:: INSTRUCTIONS TO FOLLOW ::
Starting at the first line of the listing below, retype each line up to and including the one that contains "(hdesc) at (852,42)". Leave pictures out.

:: DATA BLOCK ::
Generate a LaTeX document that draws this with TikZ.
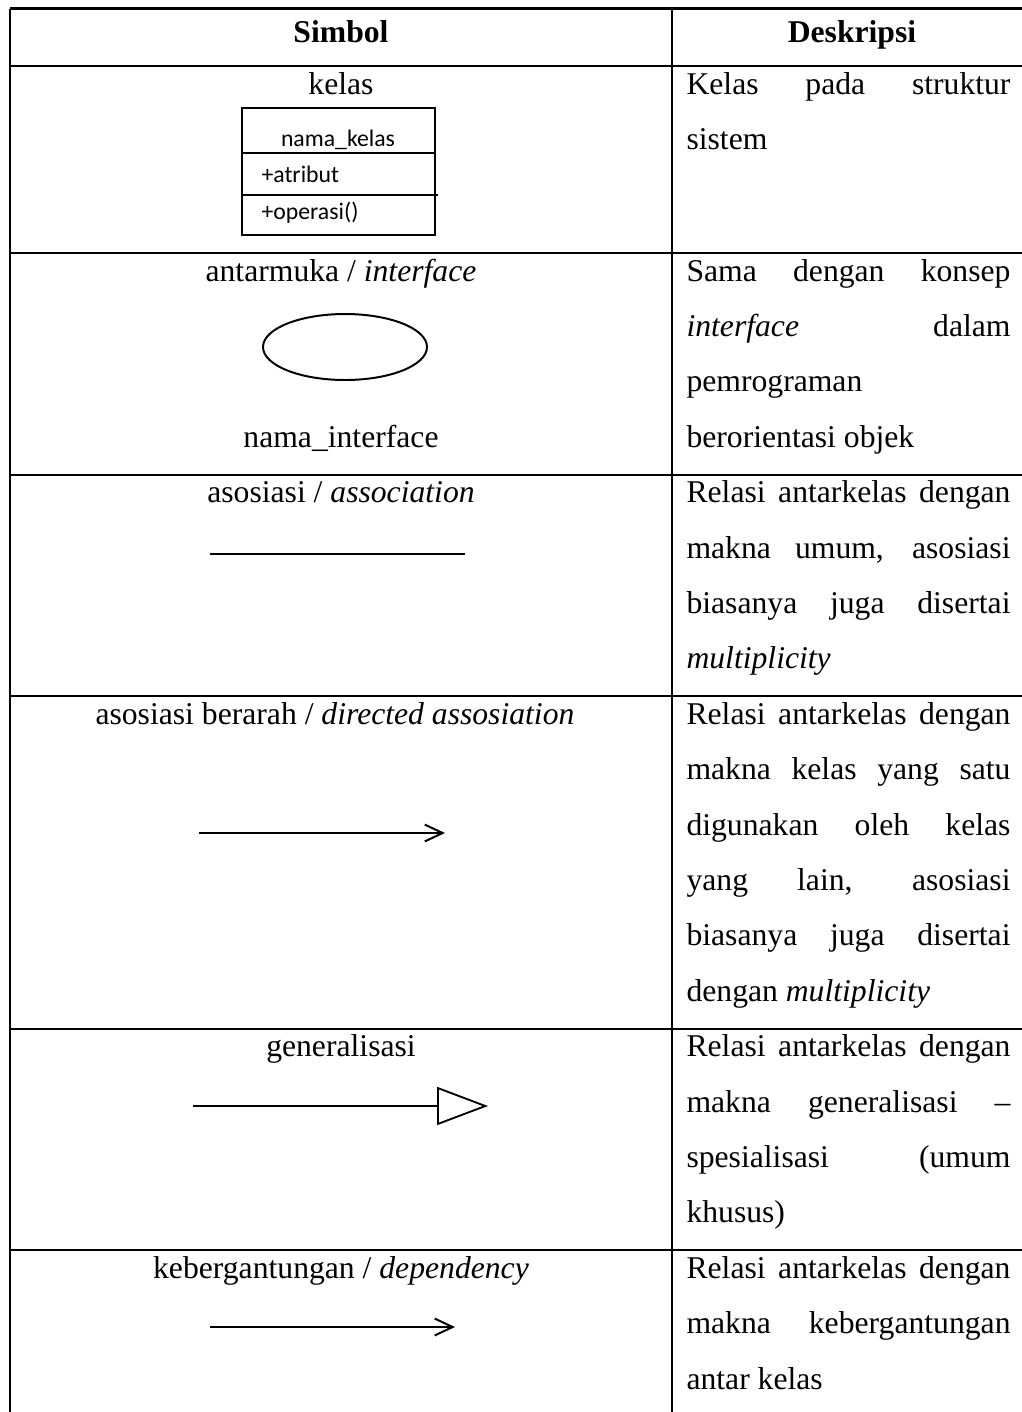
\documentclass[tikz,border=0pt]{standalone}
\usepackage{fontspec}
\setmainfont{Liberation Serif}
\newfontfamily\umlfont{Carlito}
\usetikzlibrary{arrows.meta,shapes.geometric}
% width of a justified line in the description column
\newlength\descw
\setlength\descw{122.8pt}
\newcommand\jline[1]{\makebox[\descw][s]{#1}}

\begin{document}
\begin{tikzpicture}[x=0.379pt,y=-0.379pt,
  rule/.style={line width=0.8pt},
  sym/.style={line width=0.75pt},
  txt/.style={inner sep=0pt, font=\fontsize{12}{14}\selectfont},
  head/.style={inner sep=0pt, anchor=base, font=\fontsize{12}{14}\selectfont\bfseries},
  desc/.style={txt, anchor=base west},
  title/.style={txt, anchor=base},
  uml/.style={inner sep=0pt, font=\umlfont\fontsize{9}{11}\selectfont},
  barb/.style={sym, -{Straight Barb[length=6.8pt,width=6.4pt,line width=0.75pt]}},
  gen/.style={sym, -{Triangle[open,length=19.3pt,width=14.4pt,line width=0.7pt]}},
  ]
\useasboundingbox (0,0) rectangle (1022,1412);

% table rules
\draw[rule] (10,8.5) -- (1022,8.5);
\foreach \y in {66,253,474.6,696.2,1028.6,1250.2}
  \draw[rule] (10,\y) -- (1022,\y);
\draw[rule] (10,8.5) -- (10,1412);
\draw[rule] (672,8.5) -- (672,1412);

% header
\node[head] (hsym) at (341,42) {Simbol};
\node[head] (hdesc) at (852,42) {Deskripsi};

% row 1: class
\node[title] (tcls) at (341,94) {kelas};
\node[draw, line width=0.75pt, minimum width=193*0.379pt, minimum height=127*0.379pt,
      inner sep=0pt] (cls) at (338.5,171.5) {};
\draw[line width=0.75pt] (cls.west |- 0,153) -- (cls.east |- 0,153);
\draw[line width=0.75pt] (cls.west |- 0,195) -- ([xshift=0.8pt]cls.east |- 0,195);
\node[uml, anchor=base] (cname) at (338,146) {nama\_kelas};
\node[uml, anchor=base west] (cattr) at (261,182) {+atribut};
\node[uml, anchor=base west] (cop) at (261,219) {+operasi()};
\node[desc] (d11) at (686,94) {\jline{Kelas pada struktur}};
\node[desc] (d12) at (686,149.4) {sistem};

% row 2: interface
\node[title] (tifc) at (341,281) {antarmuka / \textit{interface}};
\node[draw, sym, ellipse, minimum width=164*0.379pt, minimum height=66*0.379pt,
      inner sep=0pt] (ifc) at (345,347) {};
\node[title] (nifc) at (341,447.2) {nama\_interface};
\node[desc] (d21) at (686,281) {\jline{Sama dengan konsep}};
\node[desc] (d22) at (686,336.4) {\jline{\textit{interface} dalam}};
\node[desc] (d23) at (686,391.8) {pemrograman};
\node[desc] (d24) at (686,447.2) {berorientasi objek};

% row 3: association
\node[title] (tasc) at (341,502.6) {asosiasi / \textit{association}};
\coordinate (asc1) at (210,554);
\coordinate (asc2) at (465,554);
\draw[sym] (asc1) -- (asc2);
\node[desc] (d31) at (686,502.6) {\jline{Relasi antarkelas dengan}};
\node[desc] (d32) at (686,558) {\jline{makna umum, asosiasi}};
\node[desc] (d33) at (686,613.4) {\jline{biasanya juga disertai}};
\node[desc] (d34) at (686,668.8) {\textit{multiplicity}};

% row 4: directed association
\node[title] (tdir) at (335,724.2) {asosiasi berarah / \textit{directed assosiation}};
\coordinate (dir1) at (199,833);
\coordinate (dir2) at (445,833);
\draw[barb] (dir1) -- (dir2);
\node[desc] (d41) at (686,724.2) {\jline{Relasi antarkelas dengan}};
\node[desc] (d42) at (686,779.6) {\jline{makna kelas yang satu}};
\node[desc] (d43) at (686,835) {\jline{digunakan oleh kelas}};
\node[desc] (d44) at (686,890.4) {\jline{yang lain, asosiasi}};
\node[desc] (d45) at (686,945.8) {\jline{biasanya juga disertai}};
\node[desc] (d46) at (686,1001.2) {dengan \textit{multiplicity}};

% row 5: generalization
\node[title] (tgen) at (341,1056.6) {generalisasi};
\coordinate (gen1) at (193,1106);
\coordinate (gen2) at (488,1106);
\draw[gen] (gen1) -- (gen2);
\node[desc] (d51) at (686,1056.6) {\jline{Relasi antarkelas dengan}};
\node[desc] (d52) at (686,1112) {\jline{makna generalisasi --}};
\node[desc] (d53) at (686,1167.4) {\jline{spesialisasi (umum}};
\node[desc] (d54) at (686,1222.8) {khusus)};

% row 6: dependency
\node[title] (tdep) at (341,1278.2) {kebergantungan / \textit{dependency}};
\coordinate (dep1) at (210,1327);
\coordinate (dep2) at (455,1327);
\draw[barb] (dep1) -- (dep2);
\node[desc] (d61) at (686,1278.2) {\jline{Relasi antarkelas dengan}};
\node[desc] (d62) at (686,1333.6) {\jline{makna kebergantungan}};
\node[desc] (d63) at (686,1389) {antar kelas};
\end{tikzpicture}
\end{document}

:: REPLY TO THE EXERCISE ::
Generate a LaTeX document that draws this with TikZ.
\documentclass[tikz,border=0pt]{standalone}
\usepackage{fontspec}
\setmainfont{Liberation Serif}
\newfontfamily\umlfont{Carlito}
\usetikzlibrary{arrows.meta,shapes.geometric}
% width of a justified line in the description column
\newlength\descw
\setlength\descw{122.8pt}
\newcommand\jline[1]{\makebox[\descw][s]{#1}}

\begin{document}
\begin{tikzpicture}[x=0.379pt,y=-0.379pt,
  rule/.style={line width=0.8pt},
  sym/.style={line width=0.75pt},
  txt/.style={inner sep=0pt, font=\fontsize{12}{14}\selectfont},
  head/.style={inner sep=0pt, anchor=base, font=\fontsize{12}{14}\selectfont\bfseries},
  desc/.style={txt, anchor=base west},
  title/.style={txt, anchor=base},
  uml/.style={inner sep=0pt, font=\umlfont\fontsize{9}{11}\selectfont},
  barb/.style={sym, -{Straight Barb[length=6.8pt,width=6.4pt,line width=0.75pt]}},
  gen/.style={sym, -{Triangle[open,length=19.3pt,width=14.4pt,line width=0.7pt]}},
  ]
\useasboundingbox (0,0) rectangle (1022,1412);

% table rules
\draw[rule] (10,8.5) -- (1022,8.5);
\foreach \y in {66,253,474.6,696.2,1028.6,1250.2}
  \draw[rule] (10,\y) -- (1022,\y);
\draw[rule] (10,8.5) -- (10,1412);
\draw[rule] (672,8.5) -- (672,1412);

% header
\node[head] (hsym) at (341,42) {Simbol};
\node[head] (hdesc) at (852,42) {Deskripsi};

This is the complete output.